Recorded information:
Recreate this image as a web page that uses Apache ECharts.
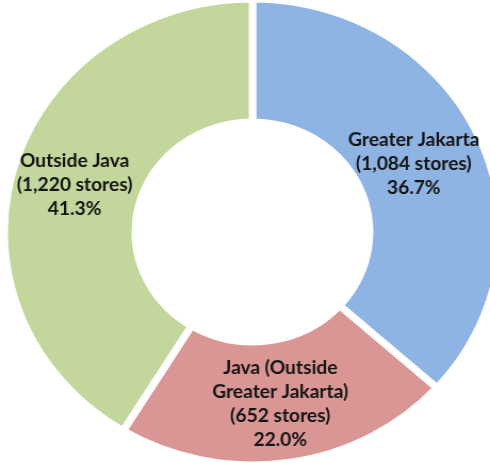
<!DOCTYPE html>
<html>
<head>
<meta charset="utf-8">
<script src="https://cdn.jsdelivr.net/npm/echarts@6/dist/echarts.min.js"></script>
<style>
  html, body { margin: 0; padding: 0; background: #ffffff; overflow: hidden; }
  #wrap { width: 490px; height: 463px; overflow: hidden; }
  #chart { width: 460px; height: 463px; transform: scaleX(1.0652); transform-origin: 0 0; }
</style>
</head>
<body>
<div id="wrap"><div id="chart"></div></div>
<script>
// Store counts by region
const regions = ['Greater Jakarta', 'Java (Outside\nGreater Jakarta)', 'Outside Java'];
const stores = [1084, 652, 1220];
const colors = ['#8EB4E3', '#D99694', '#C3D69B'];
// small nudges so each label sits well inside its ring segment
const labelOffsets = [[-8, 3], [1, 0], [1, 0]];

const chart = echarts.init(document.getElementById('chart'), null, { renderer: 'canvas' });

const data = regions.map((name, i) => ({
  name: name,
  value: stores[i],
  itemStyle: { color: colors[i] },
  label: { offset: labelOffsets[i] }
}));

chart.setOption({
  animation: false,
  series: [{
    type: 'pie',
    center: [237, 232],
    radius: [110, 233],
    startAngle: 90,
    clockwise: true,
    percentPrecision: 1,
    avoidLabelOverlap: false,
    itemStyle: { borderColor: '#ffffff', borderWidth: 7 },
    label: {
      show: true,
      position: 'inside',
      color: '#141414',
      fontFamily: 'Lato',
      fontWeight: 'bold',
      fontSize: 18,
      lineHeight: 24,
      align: 'center',
      formatter: function (p) {
        return p.name + '\n(' + p.value.toLocaleString('en-US') + ' stores)\n' + p.percent.toFixed(1) + '%';
      }
    },
    labelLine: { show: false },
    emphasis: { disabled: true },
    data: data
  }]
});
</script>
</body>
</html>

Requirement: Strip out the pictures and quote the remaining data word for word.

Solution for this exercise:
Recreate this image as a web page that uses Apache ECharts.
<!DOCTYPE html>
<html>
<head>
<meta charset="utf-8">
<script src="https://cdn.jsdelivr.net/npm/echarts@6/dist/echarts.min.js"></script>
<style>
  html, body { margin: 0; padding: 0; background: #ffffff; overflow: hidden; }
  #wrap { width: 490px; height: 463px; overflow: hidden; }
  #chart { width: 460px; height: 463px; transform: scaleX(1.0652); transform-origin: 0 0; }
</style>
</head>
<body>
<div id="wrap"><div id="chart"></div></div>
<script>
// Store counts by region
const regions = ['Greater Jakarta', 'Java (Outside\nGreater Jakarta)', 'Outside Java'];
const stores = [1084, 652, 1220];
const colors = ['#8EB4E3', '#D99694', '#C3D69B'];
// small nudges so each label sits well inside its ring segment
const labelOffsets = [[-8, 3], [1, 0], [1, 0]];

const chart = echarts.init(document.getElementById('chart'), null, { renderer: 'canvas' });

const data = regions.map((name, i) => ({
  name: name,
  value: stores[i],
  itemStyle: { color: colors[i] },
  label: { offset: labelOffsets[i] }
}));

chart.setOption({
  animation: false,
  series: [{
    type: 'pie',
    center: [237, 232],
    radius: [110, 233],
    startAngle: 90,
    clockwise: true,
    percentPrecision: 1,
    avoidLabelOverlap: false,
    itemStyle: { borderColor: '#ffffff', borderWidth: 7 },
    label: {
      show: true,
      position: 'inside',
      color: '#141414',
      fontFamily: 'Lato',
      fontWeight: 'bold',
      fontSize: 18,
      lineHeight: 24,
      align: 'center',
      formatter: function (p) {
        return p.name + '\n(' + p.value.toLocaleString('en-US') + ' stores)\n' + p.percent.toFixed(1) + '%';
      }
    },
    labelLine: { show: false },
    emphasis: { disabled: true },
    data: data
  }]
});
</script>
</body>
</html>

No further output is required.